Hex	Role	Value	Meaning
e9	Opcode	jmp	Jump no matter what (unconditional jump)
ec ff ff ff	Operand	-20	Jump 20 bytes backward

So e9 tells the CPU to jump and ec ff ff ff tells it to jump backward 20 bytes. When this instruction is executed, rip will be pointing to c3 (ret) at the end of the function. Applying a delta of -20 to rip will cause execution to jump back 20 bytes to 48 3d 01 00 00 00 (cmp rax, 1), which will run the loop again.

Providing labels and letting us jump to labels instead of offsets is a very convenient feature provided by assemblers. Without it, you'd have to count bytes to implement control structures like conditionals and loops. Every time you added, removed, or even changed instructions, you'd have to recalculate all your jump offsets.

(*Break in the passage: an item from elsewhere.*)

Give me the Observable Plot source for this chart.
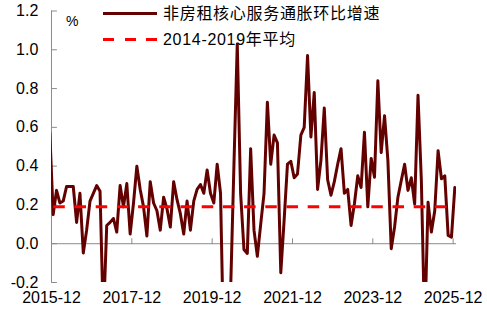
<!DOCTYPE html>
<html><head><meta charset="utf-8">
<script src="https://cdn.jsdelivr.net/npm/d3@7"></script>
<script src="https://cdn.jsdelivr.net/npm/@observablehq/plot@0.6"></script>
<style>
body{margin:0;background:#fff;}
#wrap{position:relative;width:487px;height:318px;font-family:"Liberation Sans",Arial,"Noto Sans CJK SC",sans-serif;color:#000;}
#wrap svg{position:absolute;left:0;top:0;font-family:"Liberation Sans",Arial,"Noto Sans CJK SC",sans-serif;}
g[aria-label="ylabels"] text{letter-spacing:2.3px;}
.lg{position:absolute;font-size:16px;line-height:20px;letter-spacing:0.7px;white-space:nowrap;}
.sw{position:absolute;height:3px;width:54px;left:103px;}
</style></head><body><div id="wrap"></div>
<script>
// monthly values, first value = 2015-11 (clipped at the left edge), last = 2025-12
const firstMonth = "2015-11";
const superCoreMoM = [0.57,
  0.15, 0.275, 0.21, 0.22, 0.295, 0.295, 0.295, 0.11, 0.26, -0.048,
  0.07, 0.22, 0.26, 0.30, 0.27, -0.4, 0.094, 0.11, 0.13, 0.06,
  0.30, 0.19, 0.31, 0.05, 0.21, 0.40, 0.28, 0.19, 0.04, 0.32,
  0.21, 0.17, 0.07, 0.24, 0.18, 0.086, 0.32, 0.227, 0.155, 0.05,
  0.22, 0.07, 0.22, 0.28, 0.305, 0.26, 0.38, 0.26, 0.21, 0.41,
  0.26, -0.6, -0.9, -0.25, 0.40, 1.03, 0.26, -0.03, -0.05, 0.49,
  0.07, -0.065, 0.10, 0.26, 0.73, 0.41, 0.56, 0.52, -0.15, 0.12,
  0.41, 0.425, 0.34, 0.36, 0.56, 0.60, 0.97, 0.55, 0.78, 0.28,
  0.43, 0.70, 0.33, 0.25, 0.32, 0.41, 0.49, 0.26, 0.28, 0.094,
  0.206, 0.35, 0.29, 0.575, 0.19, 0.44, 0.343, 0.84, 0.47, 0.66,
  0.43, -0.026, 0.086, 0.24, 0.326, 0.41, 0.275, 0.34, 0.205, 0.765,
  0.326, -0.45, 0.214, 0.06, 0.17, 0.48, 0.335, 0.35, 0.043, 0.034,
  0.29];
const avg2014to2019 = 0.19;
const xTickLabels = ["2015-12","2017-12","2019-12","2021-12","2023-12","2025-12"];
const yTicks = [-0.2, 0, 0.2, 0.4, 0.6, 0.8, 1.0, 1.2];
const seriesNames = ["非房租核心服务通胀环比增速", "2014-2019年平均"];
const unitLabel = "%";

const lineColor = "#630000", avgColor = "#ff0000", axisColor = "#8c8c8c";

// month offset relative to 2015-12 (axis origin)
function monthOffset(s){ const [y,m] = s.split("-").map(Number); return (y-2015)*12 + (m-12); }
const f0 = monthOffset(firstMonth);
const data = superCoreMoM.map((v,j)=>({t: f0 + j + 0.5, v}));
const tickPos = xTickLabels.map(monthOffset);
const xEnd = monthOffset("2025-12") + 1;

const tickShape = {draw(ctx, l){ ctx.moveTo(0,0); ctx.lineTo(0,-l); }};

const chart = Plot.plot({
  width: 487, height: 318,
  marginLeft: 51, marginRight: 31, marginTop: 10.5, marginBottom: 36,
  x: {domain: [0, xEnd], axis: null},
  y: {domain: [-0.2, 1.2], axis: null},
  style: {background: "transparent", overflow: "visible"},
  marks: [
    Plot.ruleY([0], {stroke: axisColor, strokeWidth: 1}),
    Plot.ruleX([0], {stroke: axisColor, strokeWidth: 1}),
    Plot.vector(tickPos.slice(1), {x: d=>d, y: 0, length: 5, rotate: 0, anchor: "start", shape: tickShape, stroke: axisColor, strokeWidth: 1}),
    Plot.vector(yTicks, {y: d=>d, frameAnchor: "left", length: 5, rotate: 90, anchor: "start", shape: tickShape, stroke: axisColor, strokeWidth: 1}),
    Plot.text(yTicks, {y: d=>d, frameAnchor: "left", text: d=>d.toFixed(1), textAnchor: "end", dx: -13.2, fontSize: 16, fill: "#000", ariaLabel: "ylabels"}),
    Plot.text(xTickLabels, {x: (d,i)=>tickPos[i], frameAnchor: "bottom", text: d=>d, dy: 20.5, fontSize: 16, fill: "#000"}),
    Plot.line(data, {x: "t", y: "v", stroke: lineColor, strokeWidth: 3, clip: true}),
    Plot.ruleY([avg2014to2019], {stroke: avgColor, strokeWidth: 3, strokeDasharray: "11.5,9.7", strokeDashoffset: 18.9})
  ]
});
const wrap = document.getElementById("wrap");
wrap.appendChild(chart);

// legend and unit label
function addDiv(cls, css, html){ const d = document.createElement("div"); d.className = cls; d.style.cssText = css; if (html) d.textContent = html; wrap.appendChild(d); }
addDiv("sw", `top:11.8px;background:${lineColor};`);
addDiv("sw", `top:37.8px;background:repeating-linear-gradient(to right, ${avgColor} 0 11.5px, transparent 11.5px 21.7px);`);
addDiv("lg", "left:163px;top:3.7px;", seriesNames[0]);
addDiv("lg", "left:163px;top:29.7px;", seriesNames[1]);
addDiv("lg", "left:66px;top:10.5px;font-size:14px;letter-spacing:0;", unitLabel);
</script></body></html>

So assemblers help out a lot more than just translating pseudo-English like jmp or rax to their binary equivalents.

Other than the labels being replaced by relative offsets and everything being converted into a binary format, it's the same logic as the assembly version, which is nearly the same as the C version. It's almost like all these languages and formats are somehow related to each other. Spooky!

Conclusion

We've seen an idea translated gradually down through several languages, ending up with machine code. Hopefully this has been interesting and possibly even enlightening. If you enjoyed this, feel free to send me millions of dollars. Thanks for reading!